=== PROVIDED DATA ===

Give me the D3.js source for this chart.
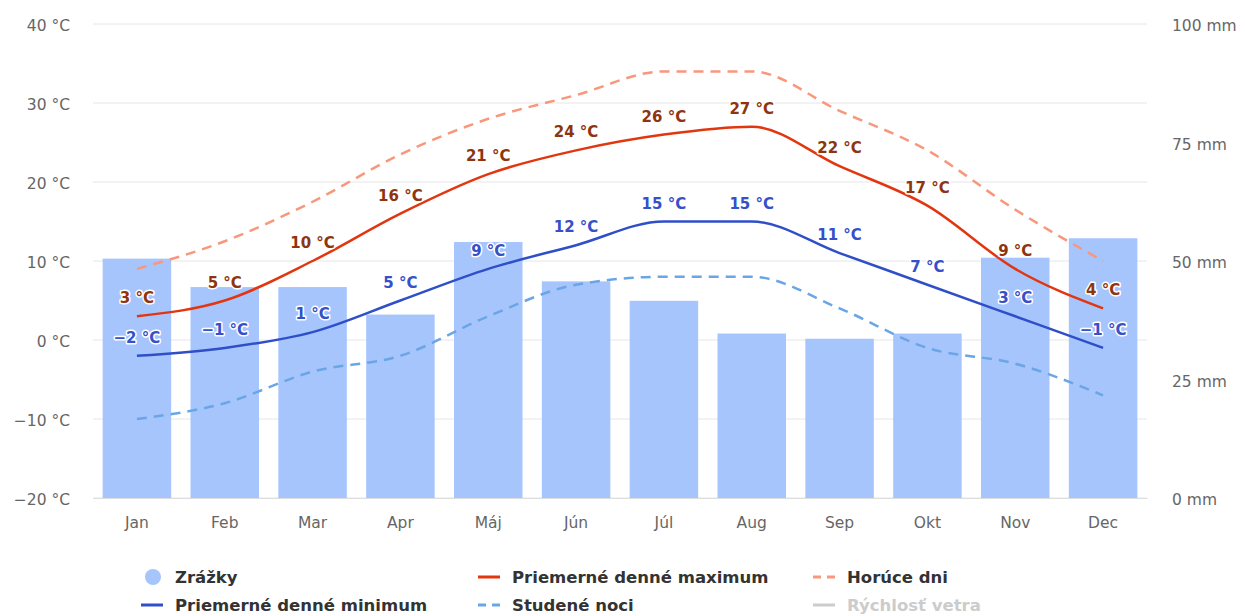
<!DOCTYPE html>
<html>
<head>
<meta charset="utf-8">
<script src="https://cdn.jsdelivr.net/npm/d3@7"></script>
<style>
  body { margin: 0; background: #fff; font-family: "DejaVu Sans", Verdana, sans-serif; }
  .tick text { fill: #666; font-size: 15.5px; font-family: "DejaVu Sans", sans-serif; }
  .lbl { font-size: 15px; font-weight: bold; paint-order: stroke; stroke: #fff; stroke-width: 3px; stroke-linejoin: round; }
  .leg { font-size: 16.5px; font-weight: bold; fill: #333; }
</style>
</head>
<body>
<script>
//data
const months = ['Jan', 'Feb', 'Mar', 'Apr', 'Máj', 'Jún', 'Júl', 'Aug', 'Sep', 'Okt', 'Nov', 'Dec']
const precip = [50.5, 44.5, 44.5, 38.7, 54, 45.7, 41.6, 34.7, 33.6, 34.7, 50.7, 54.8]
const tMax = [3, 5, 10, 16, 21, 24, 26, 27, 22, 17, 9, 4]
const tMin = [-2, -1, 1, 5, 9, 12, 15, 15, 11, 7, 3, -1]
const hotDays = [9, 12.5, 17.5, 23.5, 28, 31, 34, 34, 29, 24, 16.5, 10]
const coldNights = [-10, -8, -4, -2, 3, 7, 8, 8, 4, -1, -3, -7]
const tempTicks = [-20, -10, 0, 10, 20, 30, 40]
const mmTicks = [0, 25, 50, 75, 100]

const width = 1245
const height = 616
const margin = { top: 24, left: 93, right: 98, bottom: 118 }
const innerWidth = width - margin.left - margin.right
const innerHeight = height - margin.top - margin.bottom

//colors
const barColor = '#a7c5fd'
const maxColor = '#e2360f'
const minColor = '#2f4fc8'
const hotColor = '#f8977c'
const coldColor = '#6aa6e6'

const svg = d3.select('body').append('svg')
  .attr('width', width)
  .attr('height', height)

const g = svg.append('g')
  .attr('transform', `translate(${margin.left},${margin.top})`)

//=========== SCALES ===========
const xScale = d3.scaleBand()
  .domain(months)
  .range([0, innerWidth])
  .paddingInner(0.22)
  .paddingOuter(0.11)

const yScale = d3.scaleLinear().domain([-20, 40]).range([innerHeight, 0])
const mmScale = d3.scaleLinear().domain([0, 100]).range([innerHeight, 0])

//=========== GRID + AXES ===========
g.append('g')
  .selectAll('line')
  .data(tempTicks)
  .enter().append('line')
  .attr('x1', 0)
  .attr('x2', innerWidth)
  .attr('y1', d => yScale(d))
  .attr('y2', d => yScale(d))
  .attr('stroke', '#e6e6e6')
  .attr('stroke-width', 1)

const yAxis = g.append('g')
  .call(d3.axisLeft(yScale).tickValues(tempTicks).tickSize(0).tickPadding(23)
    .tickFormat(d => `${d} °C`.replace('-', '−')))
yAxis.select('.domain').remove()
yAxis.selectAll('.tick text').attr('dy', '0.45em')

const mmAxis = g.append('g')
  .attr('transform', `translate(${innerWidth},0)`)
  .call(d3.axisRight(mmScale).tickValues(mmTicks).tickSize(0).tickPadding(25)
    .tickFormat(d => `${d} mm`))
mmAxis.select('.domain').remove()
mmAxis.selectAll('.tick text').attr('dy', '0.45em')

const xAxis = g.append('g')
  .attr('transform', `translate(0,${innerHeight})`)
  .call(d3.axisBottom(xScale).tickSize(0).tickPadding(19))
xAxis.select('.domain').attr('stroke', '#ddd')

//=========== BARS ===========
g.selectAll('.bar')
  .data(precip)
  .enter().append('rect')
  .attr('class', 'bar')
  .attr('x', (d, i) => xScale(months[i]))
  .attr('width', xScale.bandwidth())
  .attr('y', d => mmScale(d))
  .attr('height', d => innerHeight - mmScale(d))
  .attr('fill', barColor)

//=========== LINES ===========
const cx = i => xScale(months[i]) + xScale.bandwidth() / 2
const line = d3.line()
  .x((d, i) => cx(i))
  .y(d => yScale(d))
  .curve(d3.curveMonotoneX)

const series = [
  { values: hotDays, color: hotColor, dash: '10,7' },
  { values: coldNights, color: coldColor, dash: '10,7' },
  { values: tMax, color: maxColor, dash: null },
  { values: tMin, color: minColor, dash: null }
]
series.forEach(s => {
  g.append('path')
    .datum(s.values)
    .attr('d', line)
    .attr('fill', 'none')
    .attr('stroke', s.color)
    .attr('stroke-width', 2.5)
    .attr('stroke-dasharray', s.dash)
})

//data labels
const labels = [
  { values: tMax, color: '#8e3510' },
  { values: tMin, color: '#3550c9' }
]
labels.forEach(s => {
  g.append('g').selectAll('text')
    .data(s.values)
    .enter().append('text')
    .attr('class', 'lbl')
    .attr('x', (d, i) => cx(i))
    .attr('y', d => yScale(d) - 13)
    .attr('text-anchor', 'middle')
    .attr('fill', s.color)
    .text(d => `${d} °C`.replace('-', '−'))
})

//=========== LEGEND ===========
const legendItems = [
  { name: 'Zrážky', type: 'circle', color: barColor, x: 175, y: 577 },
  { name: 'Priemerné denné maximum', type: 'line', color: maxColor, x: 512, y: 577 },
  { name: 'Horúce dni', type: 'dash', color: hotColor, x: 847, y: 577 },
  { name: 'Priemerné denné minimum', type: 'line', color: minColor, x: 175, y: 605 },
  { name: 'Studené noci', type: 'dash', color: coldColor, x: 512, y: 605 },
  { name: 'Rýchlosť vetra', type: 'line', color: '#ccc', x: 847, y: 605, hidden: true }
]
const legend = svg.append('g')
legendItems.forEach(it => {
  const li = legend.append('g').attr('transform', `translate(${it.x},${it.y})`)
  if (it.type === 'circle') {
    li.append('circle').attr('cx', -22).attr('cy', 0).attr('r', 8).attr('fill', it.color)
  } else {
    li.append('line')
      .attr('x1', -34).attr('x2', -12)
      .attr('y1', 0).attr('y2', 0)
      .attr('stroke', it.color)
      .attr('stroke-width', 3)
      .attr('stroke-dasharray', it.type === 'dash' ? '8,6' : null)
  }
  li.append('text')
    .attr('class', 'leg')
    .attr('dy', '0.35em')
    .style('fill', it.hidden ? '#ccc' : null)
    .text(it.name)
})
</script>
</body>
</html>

===

▶ [AIM]: Quote each line of the listing exactly, but leave the pictures out.

▶ [RESPONSE TO THIS TASK]:
Give me the D3.js source for this chart.
<!DOCTYPE html>
<html>
<head>
<meta charset="utf-8">
<script src="https://cdn.jsdelivr.net/npm/d3@7"></script>
<style>
  body { margin: 0; background: #fff; font-family: "DejaVu Sans", Verdana, sans-serif; }
  .tick text { fill: #666; font-size: 15.5px; font-family: "DejaVu Sans", sans-serif; }
  .lbl { font-size: 15px; font-weight: bold; paint-order: stroke; stroke: #fff; stroke-width: 3px; stroke-linejoin: round; }
  .leg { font-size: 16.5px; font-weight: bold; fill: #333; }
</style>
</head>
<body>
<script>
//data
const months = ['Jan', 'Feb', 'Mar', 'Apr', 'Máj', 'Jún', 'Júl', 'Aug', 'Sep', 'Okt', 'Nov', 'Dec']
const precip = [50.5, 44.5, 44.5, 38.7, 54, 45.7, 41.6, 34.7, 33.6, 34.7, 50.7, 54.8]
const tMax = [3, 5, 10, 16, 21, 24, 26, 27, 22, 17, 9, 4]
const tMin = [-2, -1, 1, 5, 9, 12, 15, 15, 11, 7, 3, -1]
const hotDays = [9, 12.5, 17.5, 23.5, 28, 31, 34, 34, 29, 24, 16.5, 10]
const coldNights = [-10, -8, -4, -2, 3, 7, 8, 8, 4, -1, -3, -7]
const tempTicks = [-20, -10, 0, 10, 20, 30, 40]
const mmTicks = [0, 25, 50, 75, 100]

const width = 1245
const height = 616
const margin = { top: 24, left: 93, right: 98, bottom: 118 }
const innerWidth = width - margin.left - margin.right
const innerHeight = height - margin.top - margin.bottom

//colors
const barColor = '#a7c5fd'
const maxColor = '#e2360f'
const minColor = '#2f4fc8'
const hotColor = '#f8977c'
const coldColor = '#6aa6e6'

const svg = d3.select('body').append('svg')
  .attr('width', width)
  .attr('height', height)

const g = svg.append('g')
  .attr('transform', `translate(${margin.left},${margin.top})`)

//=========== SCALES ===========
const xScale = d3.scaleBand()
  .domain(months)
  .range([0, innerWidth])
  .paddingInner(0.22)
  .paddingOuter(0.11)

const yScale = d3.scaleLinear().domain([-20, 40]).range([innerHeight, 0])
const mmScale = d3.scaleLinear().domain([0, 100]).range([innerHeight, 0])

//=========== GRID + AXES ===========
g.append('g')
  .selectAll('line')
  .data(tempTicks)
  .enter().append('line')
  .attr('x1', 0)
  .attr('x2', innerWidth)
  .attr('y1', d => yScale(d))
  .attr('y2', d => yScale(d))
  .attr('stroke', '#e6e6e6')
  .attr('stroke-width', 1)

const yAxis = g.append('g')
  .call(d3.axisLeft(yScale).tickValues(tempTicks).tickSize(0).tickPadding(23)
    .tickFormat(d => `${d} °C`.replace('-', '−')))
yAxis.select('.domain').remove()
yAxis.selectAll('.tick text').attr('dy', '0.45em')

const mmAxis = g.append('g')
  .attr('transform', `translate(${innerWidth},0)`)
  .call(d3.axisRight(mmScale).tickValues(mmTicks).tickSize(0).tickPadding(25)
    .tickFormat(d => `${d} mm`))
mmAxis.select('.domain').remove()
mmAxis.selectAll('.tick text').attr('dy', '0.45em')

const xAxis = g.append('g')
  .attr('transform', `translate(0,${innerHeight})`)
  .call(d3.axisBottom(xScale).tickSize(0).tickPadding(19))
xAxis.select('.domain').attr('stroke', '#ddd')

//=========== BARS ===========
g.selectAll('.bar')
  .data(precip)
  .enter().append('rect')
  .attr('class', 'bar')
  .attr('x', (d, i) => xScale(months[i]))
  .attr('width', xScale.bandwidth())
  .attr('y', d => mmScale(d))
  .attr('height', d => innerHeight - mmScale(d))
  .attr('fill', barColor)

//=========== LINES ===========
const cx = i => xScale(months[i]) + xScale.bandwidth() / 2
const line = d3.line()
  .x((d, i) => cx(i))
  .y(d => yScale(d))
  .curve(d3.curveMonotoneX)

const series = [
  { values: hotDays, color: hotColor, dash: '10,7' },
  { values: coldNights, color: coldColor, dash: '10,7' },
  { values: tMax, color: maxColor, dash: null },
  { values: tMin, color: minColor, dash: null }
]
series.forEach(s => {
  g.append('path')
    .datum(s.values)
    .attr('d', line)
    .attr('fill', 'none')
    .attr('stroke', s.color)
    .attr('stroke-width', 2.5)
    .attr('stroke-dasharray', s.dash)
})

//data labels
const labels = [
  { values: tMax, color: '#8e3510' },
  { values: tMin, color: '#3550c9' }
]
labels.forEach(s => {
  g.append('g').selectAll('text')
    .data(s.values)
    .enter().append('text')
    .attr('class', 'lbl')
    .attr('x', (d, i) => cx(i))
    .attr('y', d => yScale(d) - 13)
    .attr('text-anchor', 'middle')
    .attr('fill', s.color)
    .text(d => `${d} °C`.replace('-', '−'))
})

//=========== LEGEND ===========
const legendItems = [
  { name: 'Zrážky', type: 'circle', color: barColor, x: 175, y: 577 },
  { name: 'Priemerné denné maximum', type: 'line', color: maxColor, x: 512, y: 577 },
  { name: 'Horúce dni', type: 'dash', color: hotColor, x: 847, y: 577 },
  { name: 'Priemerné denné minimum', type: 'line', color: minColor, x: 175, y: 605 },
  { name: 'Studené noci', type: 'dash', color: coldColor, x: 512, y: 605 },
  { name: 'Rýchlosť vetra', type: 'line', color: '#ccc', x: 847, y: 605, hidden: true }
]
const legend = svg.append('g')
legendItems.forEach(it => {
  const li = legend.append('g').attr('transform', `translate(${it.x},${it.y})`)
  if (it.type === 'circle') {
    li.append('circle').attr('cx', -22).attr('cy', 0).attr('r', 8).attr('fill', it.color)
  } else {
    li.append('line')
      .attr('x1', -34).attr('x2', -12)
      .attr('y1', 0).attr('y2', 0)
      .attr('stroke', it.color)
      .attr('stroke-width', 3)
      .attr('stroke-dasharray', it.type === 'dash' ? '8,6' : null)
  }
  li.append('text')
    .attr('class', 'leg')
    .attr('dy', '0.35em')
    .style('fill', it.hidden ? '#ccc' : null)
    .text(it.name)
})
</script>
</body>
</html>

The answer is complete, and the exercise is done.